EXERCISE OBJECTIVE:
Scan the records and identify every line in which the string "this" occurs, then return those lines.

DATA LISTING:
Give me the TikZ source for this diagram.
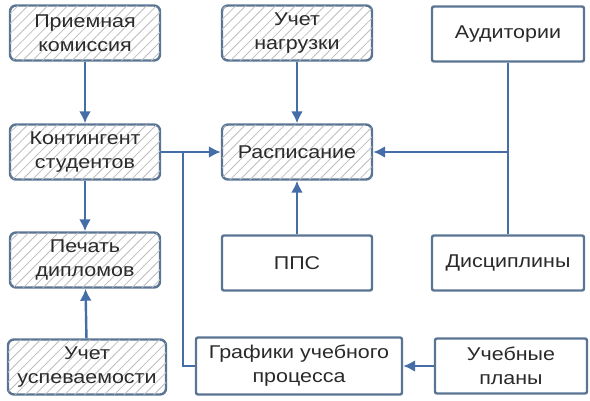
\documentclass[tikz,border=0pt]{standalone}
\usepackage{fontspec}
\setmainfont{Liberation Sans}[FakeStretch=1.16]
\usepackage{tikz}
\usetikzlibrary{arrows.meta,patterns.meta}
\definecolor{rim}{HTML}{5A7494}
\definecolor{wire}{HTML}{456EA8}
\definecolor{hatch}{HTML}{BEBEBE}
\definecolor{ink}{HTML}{2A2A2A}

\begin{document}
\begin{tikzpicture}[x=1pt,y=-1pt,
    block/.style={draw=rim, line width=2.4pt, fill=white, text=ink,
      minimum width=150pt, minimum height=55pt, align=center,
      font=\fontsize{18.5}{24}\selectfont},
    hatched/.style={block, rounded corners=6pt,
      postaction={pattern={Lines[angle=45,distance=7pt,line width=0.8pt]},
        pattern color=hatch}},
    plain/.style={block, rounded corners=2pt},
    link/.style={draw=wire, line width=2.4pt},
    arr/.style={link, -{Latex[length=12pt,width=12pt]}}]
\useasboundingbox (0,0) rectangle (590,400);
\node [hatched] (pk) at (85,33) {Приемная\\комиссия};
\node [hatched] (un) at (297,33) {Учет\\нагрузки};
\node [plain, minimum width=152pt] (aud) at (508,34) {Аудитории};
\node [hatched] (ks) at (85,152) {Контингент\\студентов};
\node [hatched] (rs) at (297,152) {Расписание};
\node [hatched] (pd) at (85,260) {Печать\\дипломов};
\node [plain] (pps) at (297,263) {ППС};
\node [plain, minimum width=152pt] (dis) at (508,263) {Дисциплины};
\node [hatched, minimum width=158pt] (uu) at (87,367) {Учет\\успеваемости};
\node [plain, minimum width=206pt, minimum height=57pt] (gr) at (299,366)
    {Графики учебного\\процесса};
\node [plain, minimum width=152pt] (up) at (511,366) {Учебные\\планы};
\coordinate (jk) at (183,152);
\coordinate (ja) at (aud |- rs);
\draw [arr] (pk) -- (ks);
\draw [arr] (ks) -- (pd);
\draw [arr] (uu) -- (pd);
\draw [arr] (un) -- (rs);
\draw [arr] (pps) -- (rs);
\draw [arr] (ks) -- (rs);
\draw [link] (aud) -- (dis);
\draw [arr] (ja) -- (rs);
\draw [link] (jk) |- (gr);
\draw [arr] (up) -- (gr);
\end{tikzpicture}
\end{document}
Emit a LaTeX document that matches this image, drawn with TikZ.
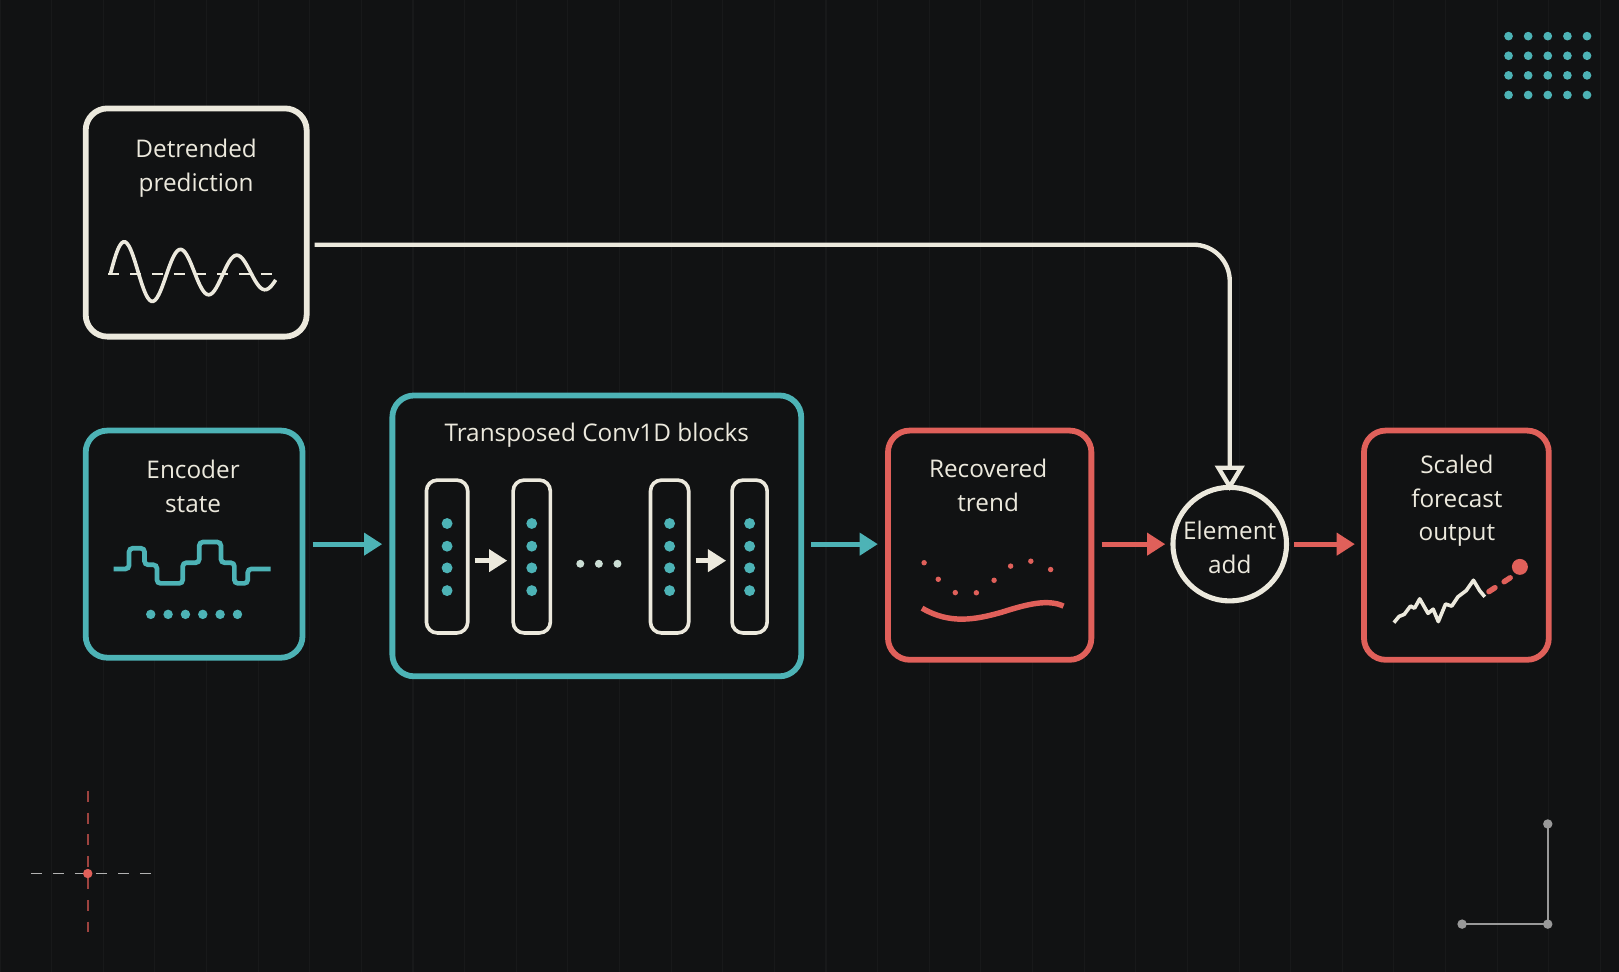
\documentclass[tikz,border=0pt]{standalone}
\usepackage{fontspec}
\setmainfont{Open Sans}
\usetikzlibrary{arrows.meta,positioning}
\definecolor{bgc}{HTML}{111213}
\definecolor{gridc}{HTML}{18191A}
\definecolor{teal}{HTML}{4DB3B6}
\definecolor{coral}{HTML}{E0605A}
\definecolor{cream}{HTML}{ECE9DD}
\tikzset{
	panel/.style = {draw, line width=1.6pt, rounded corners=6pt, fill=bgc},
	lbl/.style = {text=cream, align=center, font=\fontsize{6.7}{9.2}\selectfont},
	col/.style = {draw=cream, line width=1pt, rounded corners=3pt, minimum width=#1, minimum height=1.48cm},
	flow/.style = {line width=1.4pt, -{Triangle[length=5pt,width=6pt]}},
}

\begin{document}
\begin{tikzpicture}[y=-1cm]
	\fill[bgc] (0,0) rectangle (15.68,9.41);
	\useasboundingbox (0,0) rectangle (15.68,9.41);
	\draw[gridc, line width=.3pt] (0,0) grid[step=.5] (15.68,9.41);
	% boxes
	\node[panel, draw=cream, minimum width=2.14cm, minimum height=2.21cm] (detr) at (1.90,2.155) {};
	\node[panel, draw=teal, minimum width=2.10cm, minimum height=2.20cm] (enc) at (1.88,5.27) {};
	\node[panel, draw=teal, minimum width=3.96cm, minimum height=2.72cm] (conv) at (5.78,5.19) {};
	\node[panel, draw=coral, minimum width=1.97cm, minimum height=2.22cm] (rec) at (9.585,5.28) {};
	\node[circle, draw=cream, line width=1.4pt, minimum size=1.1cm, fill=bgc] (add) at (11.91,5.27) {};
	\node[panel, draw=coral, minimum width=1.79cm, minimum height=2.22cm] (out) at (14.105,5.28) {};
	% labels
	\node[lbl] (detrT) at (1.90,1.63) {Detrended\\prediction};
	\node[lbl] (encT) at (1.87,4.71) {Encoder\\state};
	\node[lbl] (convT) at (5.78,4.21) {Transposed Conv1D blocks};
	\node[lbl] (recT) at (9.57,4.70) {Recovered\\trend};
	\node[lbl] (addT) at (11.91,5.30) {Element\\add};
	\node[lbl] (outT) at (14.11,4.85) {Scaled\\forecast\\output};
	% glyphs
	\draw[cream, dashed, line width=.5pt] (1.05,2.65) -- (2.72,2.65);
	\draw[cream, line width=1pt, domain=0:1.6, samples=90, smooth]
		plot ({1.07+\x}, {2.65-0.33*exp(-0.5*\x)*sin(\x*660)});
	\draw[teal, line width=1.3pt, rounded corners=1pt] (1.10,5.51) -- (1.25,5.51) -- (1.25,5.31) -- (1.40,5.31) -- (1.40,5.47)
		-- (1.52,5.47) -- (1.52,5.65) -- (1.77,5.65) -- (1.77,5.45) -- (1.93,5.45) -- (1.93,5.25) -- (2.14,5.25)
		-- (2.14,5.45) -- (2.27,5.45) -- (2.27,5.65) -- (2.40,5.65) -- (2.40,5.51) -- (2.62,5.51);
	\foreach \i in {0,...,5} \fill[teal] (1.46+\i*.168,5.95) circle (1.3pt);
	% conv columns
	\node[col=0.40cm] (c1) at (4.33,5.39) {};
	\node[col=0.36cm] (c2) at (5.15,5.39) {};
	\node[col=0.37cm] (c3) at (6.485,5.39) {};
	\node[col=0.34cm] (c4) at (7.26,5.39) {};
	\foreach \c in {c1,c2,c3,c4}
		\foreach \d in {-0.32,-0.10,0.11,0.33} \fill[teal] ([yshift=-\d cm]\c.center) circle (1.5pt);
	\draw[cream, line width=1.2pt, -{Triangle[length=5pt,width=6pt]}] ([shift={(.05,.04)}]c1.east) -- ([shift={(-.04,.04)}]c2.west);
	\draw[cream, line width=1.2pt, -{Triangle[length=5pt,width=6pt]}] ([shift={(.05,.04)}]c3.east) -- ([shift={(-.04,.04)}]c4.west);
	\foreach \x in {5.62,5.80,5.98} \fill[cream!80!teal] (\x,5.46) circle (1.1pt);
	% trend
	\draw[coral, line width=1.5pt, line cap=round, dash pattern=on 0pt off 6pt]
		(8.95,5.45) .. controls (9.15,5.70) and (9.25,5.78) .. (9.40,5.76) .. controls (9.60,5.72) and (9.80,5.38) .. (9.95,5.43)
		.. controls (10.10,5.45) and (10.18,5.50) .. (10.22,5.57);
	\draw[coral, line width=1.5pt] (8.93,5.89) .. controls (9.20,6.05) and (9.45,6.00) .. (9.70,5.93) .. controls (9.95,5.85) and (10.15,5.80) .. (10.30,5.87);
	\draw[cream, line width=1pt, line join=round] (13.50,6.03) -- (13.55,5.97) -- (13.60,5.95) -- (13.66,5.87)
		-- (13.70,5.89) -- (13.75,5.80) -- (13.83,5.94) -- (13.88,5.90) -- (13.93,6.02) -- (14.00,5.85) -- (14.06,5.87)
		-- (14.12,5.78) -- (14.20,5.72) -- (14.27,5.62) -- (14.33,5.72) -- (14.38,5.78);
	\draw[coral, line width=1.5pt, line cap=round, dash pattern=on 2pt off 3pt] (14.42,5.73) -- (14.65,5.58);
	\fill[coral] (14.72,5.49) circle (2.2pt);
	% flow
	\draw[flow, teal] ([xshift=.07cm]enc.east) -- ([xshift=-.07cm]conv.west |- enc.east);
	\draw[flow, teal] ([xshift=.07cm]conv.east |- enc.east) -- ([xshift=-.07cm]rec.west |- enc.east);
	\draw[flow, coral] ([xshift=.07cm]rec.east |- add.west) -- ([xshift=-.05cm]add.west);
	\draw[flow, coral] ([xshift=.05cm]add.east) -- ([xshift=-.06cm]out.west |- add.east);
	\draw[cream, line width=1.2pt, rounded corners=10pt, -{Triangle[open, fill=bgc, length=7pt,width=8pt]}]
		([xshift=.05cm]detr.east |- 0,2.37) -- (add.north |- 0,2.37) -- ([yshift=-.06cm]add.north);
	% decorations
	\foreach \i in {0,...,4} \foreach \j in {0,...,3} \fill[teal] (14.61+\i*.19,.35+\j*.19) circle (1.2pt);
	\draw[gray!60, dashed, line width=.5pt] (.30,8.46) -- (1.55,8.46);
	\draw[coral!70!black, dashed, line width=.5pt] (.85,7.66) -- (.85,9.12);
	\fill[coral] (.85,8.46) circle (1.3pt);
	\draw[gray!80, line width=.6pt] (14.99,7.98) -- (14.99,8.95) -- (14.16,8.95);
	\foreach \p in {(14.99,7.98),(14.99,8.95),(14.16,8.95)} \fill[gray!80] \p circle (1.3pt);
\end{tikzpicture}
\end{document}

TASK ANSWER:
Give me the TikZ source for this diagram.
Emit a LaTeX document that matches this image, drawn with TikZ.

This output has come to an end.